Midway through its first season Baywatch Nights did what failing shows generally do when it becomes apparent that what they’re doing isn’t working. They rearrange the proverbial deck chairs on the Titanic in a doomed attempt to stave off disaster. 

They apply a cute little band-aid to a gaping chest wound. 

The producers understandably figured that what this Baywatch by-product needed to bring in ratings was a busty blonde in her twenties who was married to a member of Motley Crüe.

So Donna D’Errico, the then-wife of Nikki Sixx, was added to the cast as Donna Marco, the new owner of Nights and a Baywatch babe in the classic mold, to the point that her character became a lifeguard and joined the cast of Baywatch for a few seasons.

D’Errico was joined by another twenty-something hardbody in Eddie Cibrian as hunky photographer Griff Walker, a cocky stud who wants to break into the detective business because in the mixed-up world of Baywatch Nights everyone wants to be a PI.

Baywatch Nights understandably assumed that it might be more successful if it had more in common with the most watched television show in the world.
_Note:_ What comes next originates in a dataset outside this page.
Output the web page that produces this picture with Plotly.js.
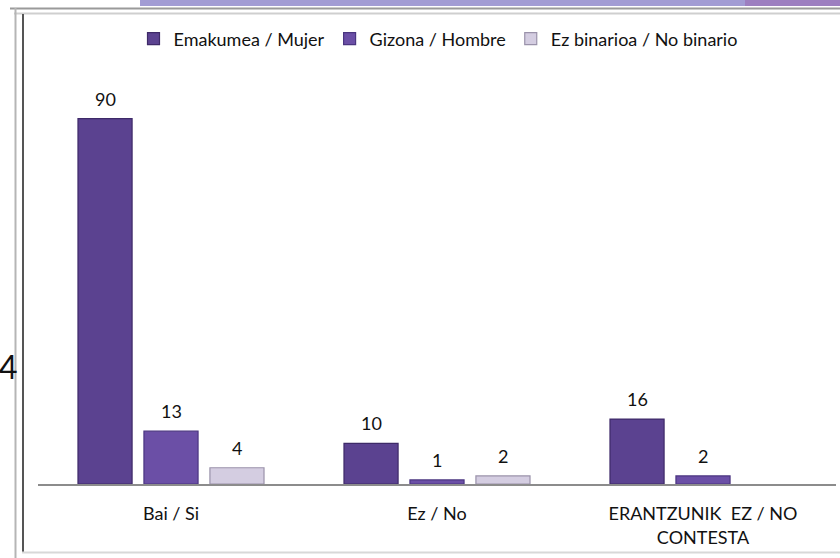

The line between Baywatch Nights and Baywatch began to blur and the shows began to overlap in cast, themes, and settings.

When it came to ratings, being more like Baywatch wasn’t the boost Baywatch Nights desperately needed.

Being nothing like Baywatch in its second season didn’t work either, but thanks to the extraordinary international success of Baywatch, Hasselhoff had the power and leverage to make his ridiculous fantasy of the ultimate David Hasselhoff vehicle a preposterous reality for forty-four episodes that must be seen to be believed.

I found Baywatch Nights so ridiculously enjoyable that at a certain point my enjoyment crossed the line from ironic to sincere.

 I cordially invite all lovers of glorious trash to revisit an old series of private eye adventures called Baywatch Nights and ENJOY the ride.